Their mother used to say that she had never known two children so devoted to each other. They often had really spiritual talks together, in which Therese always took the lead. One day Celine, who was then six and a half, put the following question:
“How can God be in such a tiny host?” Therese, a baby of three, answered promptly, “That’s not at all wonderful, because He is Almighty.” “And what does Almighty mean?” continued Celine. “It means,” replied Therese, “that he can do whatever He likes.” Her mother and sisters were astonished at these ready answers, especially as they had no recollection of ever having taught them to her.
Another time the two children were sitting together in the garden having an animated conversation in which the word “acts” constantly recurred.

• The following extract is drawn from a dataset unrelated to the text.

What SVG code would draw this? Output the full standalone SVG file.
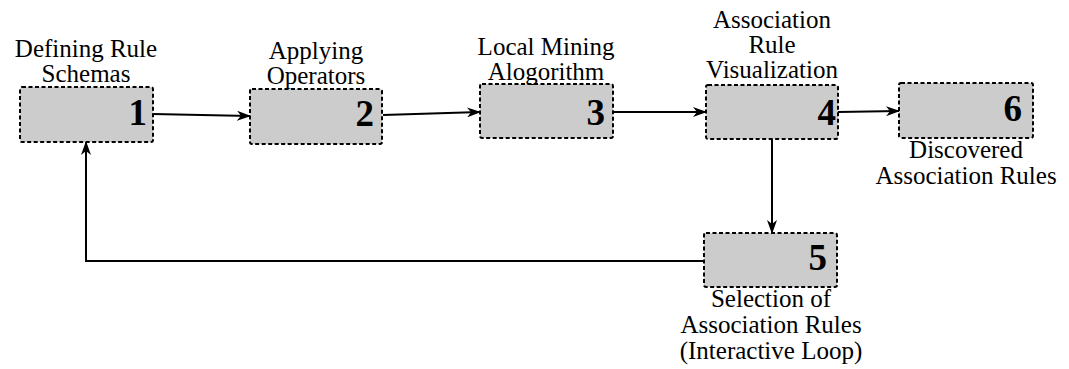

This word puzzled an old lady who lived next door, and who happened to be sitting at her window. “Acts, acts!” she repeated; “what do they mean?” Tired at last of listening, she hurried downstairs to ask Louise, their nurse, what they meant by “acts.”
I do not know what Louise told her, or if she knew any more about it than old Madame Battoir herself. But you, children, shall hear the meaning of this mysterious word.
We must learn to make little sacrifices even in those things which are allowed us. In this way we strengthen our will to refuse ourselves the things that are forbidden. This is called making acts of virtue. For example, if a boy does not answer back when he is corrected; if he obeys promptly when he has been told to do something; if he shares with his friends or with the poor, any little presents he had bee given; if he speaks kindly to those in trouble; if he tries not to look about in church; if he gives in to brothers, sisters, and playfellows, instead of always wanting to be first, that boy is making “acts” of virtue.
This is what Celine and Therese were discussing so earnestly. They wanted to make many “acts,” and offer them to the Holy Child. To increase the number and to be able to keep count, they had a special rosary with beads which could be moved up and down. Each little sacrifice was marked by pulling a bead along the string. Therese delighted in this, and was continually to be seen putting her hand in her pocked to count a fresh “act.”